[START OF Input rows]

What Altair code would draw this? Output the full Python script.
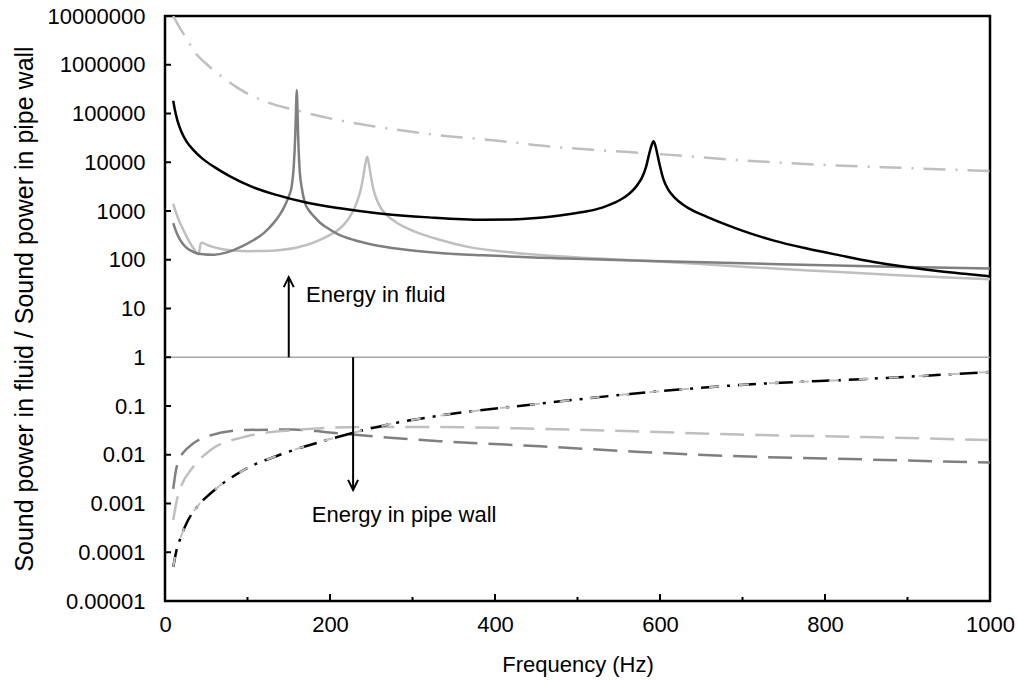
import altair as alt
import pandas as pd

# ---------------- data ----------------
# upper curves (energy mainly in fluid)
black_f = [10, 12, 15, 20, 26, 34, 45, 60, 80, 105, 135, 170, 210, 260, 320, 386, 420, 450, 487, 510, 530,
           545, 555, 563, 569, 574, 578, 583, 587, 590, 592, 594, 597, 600, 604, 610, 618, 628, 640, 657, 677,
           697, 737, 778, 818, 859, 899, 939, 1000]
black_v = [182000, 117500, 72400, 41700, 26900, 18200, 12000, 7940, 5010, 3160, 2140, 1510, 1150, 890, 740,
           660, 668, 716, 851, 977, 1175, 1480, 1820, 2290, 2880, 3720, 4790, 7940, 15100, 22900, 26900,
           22900, 14100, 8300, 4570, 2750, 1860, 1350, 1020, 760, 550, 410, 250, 170, 123, 90, 71, 58, 46]

dgrey_f = [10, 13, 17, 22, 28, 36, 46, 58, 70, 83, 95, 107, 120, 131, 139, 145, 150, 153.5, 156, 158, 159,
           159.7, 160.4, 161.3, 163, 166, 170, 175, 180, 188, 196, 210, 230, 252, 285, 333, 386, 487, 588,
           700, 800, 900, 1000]
dgrey_v = [562, 398, 282, 209, 166, 141, 129, 126, 135, 158, 195, 251, 355, 550, 832, 1260, 2000, 3160,
           7940, 39800, 158000, 302000, 158000, 39800, 7940, 2820, 1410, 1000, 794, 575, 457, 331, 251, 204,
           166, 138, 123, 106, 94, 85, 77, 71, 66]

lgrey_f = [10, 13, 17, 22, 27, 32, 36, 39, 40.5, 42, 43.5, 45, 50, 58, 70, 85, 100, 120, 140, 160, 180, 200,
           212, 222, 228, 233, 237, 240.5, 243, 245, 247, 249.5, 253, 257, 261, 268, 280, 293, 310, 333, 366,
           426, 487, 588, 700, 800, 900, 1000]
lgrey_v = [1410, 955, 631, 417, 282, 200, 158, 132, 129, 166, 219, 224, 204, 184, 164, 153, 150, 151, 158,
           178, 224, 324, 437, 676, 1000, 1580, 2630, 5250, 9550, 12900, 9550, 5250, 2630, 1660, 1200, 851,
           589, 447, 339, 257, 186, 138, 115, 94, 72, 58, 47, 40]

dashdot_f = [10, 15, 20, 26, 35, 50, 70, 90, 120, 160, 212, 252, 325, 400, 467, 530, 592, 697, 800, 900, 1000]
dashdot_v = [1.0e7, 7.0e6, 5.0e6, 3.5e6, 1.9e6, 1.05e6, 5.5e5, 3.2e5, 1.8e5, 1.15e5, 7.2e4, 5.5e4, 3.7e4,
             2.8e4, 2.1e4, 1.75e4, 1.5e4, 1.1e4, 8.8e3, 7.6e3, 6.6e3]

# lower curves (energy mainly in pipe wall)
low_dgrey_f = [10, 13, 16, 22, 34, 55, 95, 155, 196, 277, 333, 455, 576, 697, 850, 1000]
low_dgrey_v = [0.0020, 0.0045, 0.0075, 0.011, 0.017, 0.025, 0.032, 0.033, 0.029, 0.022, 0.019, 0.0149,
               0.0114, 0.0093, 0.0080, 0.0069]

low_lgrey_f = [10, 14, 18, 34, 55, 95, 155, 236, 333, 455, 576, 697, 850, 1000]
low_lgrey_v = [0.00046, 0.0011, 0.0019, 0.0056, 0.0124, 0.023, 0.032, 0.037, 0.037, 0.034, 0.030, 0.026,
               0.023, 0.020]

low_black_f = [10, 14, 18, 26, 40, 55, 95, 143, 196, 277, 337, 455, 576, 697, 859, 1000]
low_black_v = [5.0e-5, 1.1e-4, 1.8e-4, 3.9e-4, 0.0009, 0.0016, 0.0048, 0.0105, 0.020, 0.044, 0.065, 0.112,
               0.185, 0.27, 0.365, 0.5]

low_grey2_f = [10, 14, 18, 26, 40, 55, 95, 143, 196, 277, 337, 455, 576, 697, 859, 1000]
low_grey2_v = [5.0e-5, 1.1e-4, 1.8e-4, 3.9e-4, 0.0009, 0.0016, 0.0048, 0.0105, 0.020, 0.044, 0.065, 0.112,
               0.185, 0.27, 0.365, 0.5]

# reference line and annotations
unity = [1]
arrow_up = {"f": [150], "v1": [1], "v2": [44]}
arrow_down = {"f": [228], "v1": [1], "v2": [0.0019]}
labels_text = ["Energy in fluid", "Energy in pipe wall"]
labels_f = [171, 178]
labels_v = [18.7, 0.00057]

# axes
x_tick_values = [0, 200, 400, 600, 800, 1000]
x_minor_values = [100, 300, 500, 700, 900]
y_tick_values = [1e-5, 1e-4, 1e-3, 1e-2, 1e-1, 1, 10, 100, 1000, 1e4, 1e5, 1e6, 1e7]
y_tick_labels = ["0.00001", "0.0001", "0.001", "0.01", "0.1", "1", "10", "100", "1000", "10000",
                 "100000", "1000000", "10000000"]

# ---------------- chart ----------------
W, H = 825, 585
FONT = "Liberation Sans"
BLACK = "#000000"
DGREY = "#7f7f7f"
LGREY = "#bfbfbf"

expr = None
for v, lab in reversed(list(zip(y_tick_values, y_tick_labels))):
    expr = f"'{lab}'" if expr is None else f"datum.value < {v * 3} ? '{lab}' : " + expr
label_expr = expr

x_scale = alt.Scale(domain=[0, 1000], nice=False, zero=False)
y_scale = alt.Scale(type="log", domain=[1e-5, 1e7], nice=False)

x_axis = alt.Axis(values=x_tick_values, format="d", title="Frequency (Hz)", grid=False, ticks=False,
                  domain=False, labelFlush=False, labelFontSize=22, labelColor=BLACK, labelFont=FONT,
                  labelPadding=13, titleFont=FONT, titleFontSize=22, titleFontWeight="normal",
                  titleColor=BLACK, titleY=63, titleBaseline="middle")
y_axis = alt.Axis(values=y_tick_values, labelExpr=label_expr,
                  title="Sound power in fluid / Sound power in pipe wall",
                  grid=False, ticks=False, domain=False, labelFlush=False, labelFontSize=22, labelColor=BLACK,
                  labelFont=FONT, labelPadding=20, titleFont=FONT, titleFontSize=25, titleFontWeight="normal",
                  titleColor=BLACK, titleX=-141, titleY=H / 2, titleBaseline="middle", titleAlign="center")


def X(field):
    return alt.X(field, type="quantitative", scale=x_scale, axis=x_axis)


def Y(field):
    return alt.Y(field, type="quantitative", scale=y_scale, axis=y_axis)


def curve(f, v, color, width=2.5, dash=None):
    df = pd.DataFrame({"f": f, "v": v})
    kw = dict(color=color, strokeWidth=width, interpolate="monotone", clip=True)
    if dash:
        kw["strokeDash"] = dash
    return alt.Chart(df).mark_line(**kw).encode(x=X("f"), y=Y("v"))


layers = []
# horizontal line at 1
layers.append(alt.Chart(pd.DataFrame({"v": unity})).mark_rule(color="#a6a6a6", strokeWidth=1.5)
              .encode(y=Y("v")))

layers.append(curve(dashdot_f, dashdot_v, LGREY, 2.5, [22, 10, 2, 10]))
layers.append(curve(lgrey_f, lgrey_v, LGREY, 2.5))
layers.append(curve(dgrey_f, dgrey_v, DGREY, 2.5))
layers.append(curve(black_f, black_v, BLACK, 2.5))

layers.append(curve(low_dgrey_f, low_dgrey_v, DGREY, 2.5, [24, 11]))
layers.append(curve(low_lgrey_f, low_lgrey_v, LGREY, 2.5, [24, 11]))
layers.append(curve(low_black_f, low_black_v, BLACK, 2.5, [18, 8, 3, 8]))
layers.append(curve(low_grey2_f, low_grey2_v, LGREY, 2.0, [10, 20]))

# arrows
for arr, shape in [(arrow_up, "M-1,2L0,0L1,2"), (arrow_down, "M-1,-2L0,0L1,-2")]:
    adf = pd.DataFrame(arr)
    layers.append(alt.Chart(adf).mark_rule(color=BLACK, strokeWidth=2).encode(x=X("f"), y=Y("v1"), y2="v2"))
    layers.append(alt.Chart(adf).mark_point(shape=shape, size=100, filled=False, stroke=BLACK, strokeWidth=2,
                                            opacity=1).encode(x=X("f"), y=Y("v2")))

# annotation texts
tdf = pd.DataFrame({"f": labels_f, "v": labels_v, "t": labels_text})
layers.append(alt.Chart(tdf).mark_text(align="left", baseline="middle", font=FONT, fontSize=22, color=BLACK)
              .encode(x=X("f"), y=Y("v"), text="t:N"))

# inward ticks
ytdf = pd.DataFrame({"v": y_tick_values})
layers.append(alt.Chart(ytdf).mark_rule(color=BLACK, strokeWidth=2).encode(
    y=Y("v"), x=alt.value(0), x2=alt.value(6)))
xtdf = pd.DataFrame({"f": x_tick_values})
layers.append(alt.Chart(xtdf).mark_rule(color=BLACK, strokeWidth=2).encode(
    x=X("f"), y=alt.value(H), y2=alt.value(H - 7)))
xmdf = pd.DataFrame({"f": x_minor_values})
layers.append(alt.Chart(xmdf).mark_rule(color=BLACK, strokeWidth=2).encode(
    x=X("f"), y=alt.value(H), y2=alt.value(H - 4)))

chart = alt.layer(*layers).properties(
    width=W, height=H,
    autosize=alt.AutoSizeParams(type="none"),
    padding={"left": 165, "top": 16, "right": 28, "bottom": 85},
    background="white",
).configure_view(stroke=BLACK, strokeWidth=2.5)

chart.save("out.html", embed_options={"renderer": "svg", "actions": False})
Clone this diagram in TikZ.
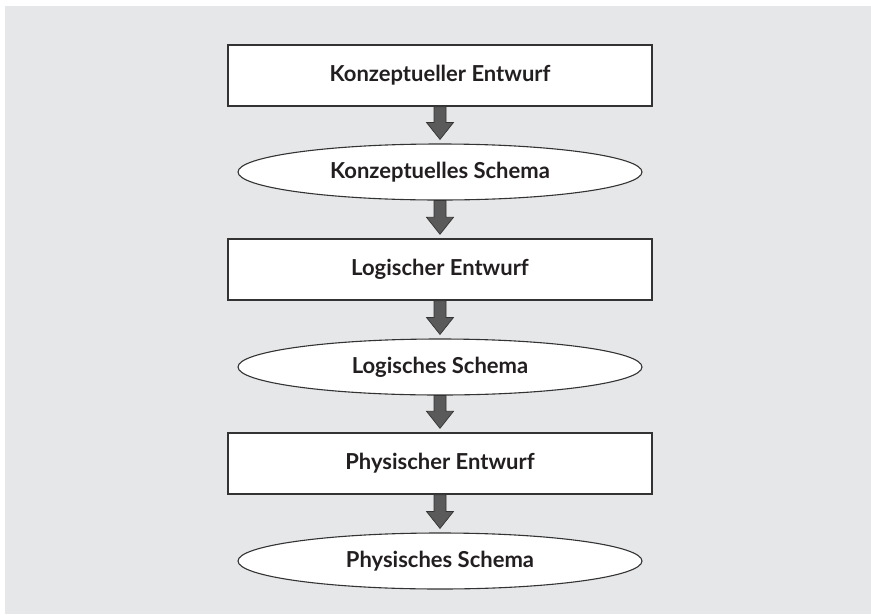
\documentclass[tikz,border=0pt]{standalone}
\usepackage{fontspec}
\setmainfont{Lato}
\usetikzlibrary{shapes.geometric,calc}
\definecolor{panel}{HTML}{E6E7E8}
\definecolor{ink}{HTML}{231F20}
\definecolor{edge}{HTML}{333333}
\definecolor{arrowfill}{HTML}{5A5A5A}
\tikzset{
  labelfont/.style={font=\fontsize{22}{26}\selectfont\bfseries, text=ink},
  stage/.style={draw=edge, line width=1.4pt, fill=white, minimum width=424pt,
    minimum height=61pt, inner sep=0pt, labelfont},
  result/.style={ellipse, draw=edge, line width=1.1pt, fill=white, minimum width=404pt,
    minimum height=56pt, inner sep=0pt, labelfont},
  blockarrow/.style={draw=edge, line width=0.7pt, fill=arrowfill, line join=miter}
}
% downward block arrow from the bottom of #1 to just above the top of #2
\newcommand\flowarrow[2]{%
  \draw[blockarrow] let \p1=(#1.south), \p2=(#2.north) in
    (\x1-6pt,\y1) -- (\x1-6pt,\y2+21pt) -- (\x1-13.5pt,\y2+21pt) --
    (\x1,\y2+4pt) -- (\x1+13.5pt,\y2+21pt) -- (\x1+6pt,\y2+21pt) --
    (\x1+6pt,\y1) -- cycle;}
\begin{document}
\begin{tikzpicture}[x=1pt,y=-1pt]
  \useasboundingbox (0,0) rectangle (871,614);
  \fill[white] (0,0) rectangle (871,614);
  \fill[panel] (5,6) rectangle (871,614);

  \node[stage]  (ce) at (440,75.5)  {Konzeptueller Entwurf};
  \node[result] (cs) at (440,172)   {Konzeptuelles Schema};
  \node[stage]  (le) at (440,269.5) {Logischer Entwurf};
  \node[result] (ls) at (440,367)   {Logisches Schema};
  \node[stage]  (pe) at (440,463.5) {Physischer Entwurf};
  \node[result] (ps) at (440,561)   {Physisches Schema};

  \flowarrow{ce}{cs}
  \flowarrow{cs}{le}
  \flowarrow{le}{ls}
  \flowarrow{ls}{pe}
  \flowarrow{pe}{ps}
\end{tikzpicture}
\end{document}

[END OF Input rows]

Written exercise - Tally the lines in the listing that hold "draw" and report the number alone.

Right answer - 5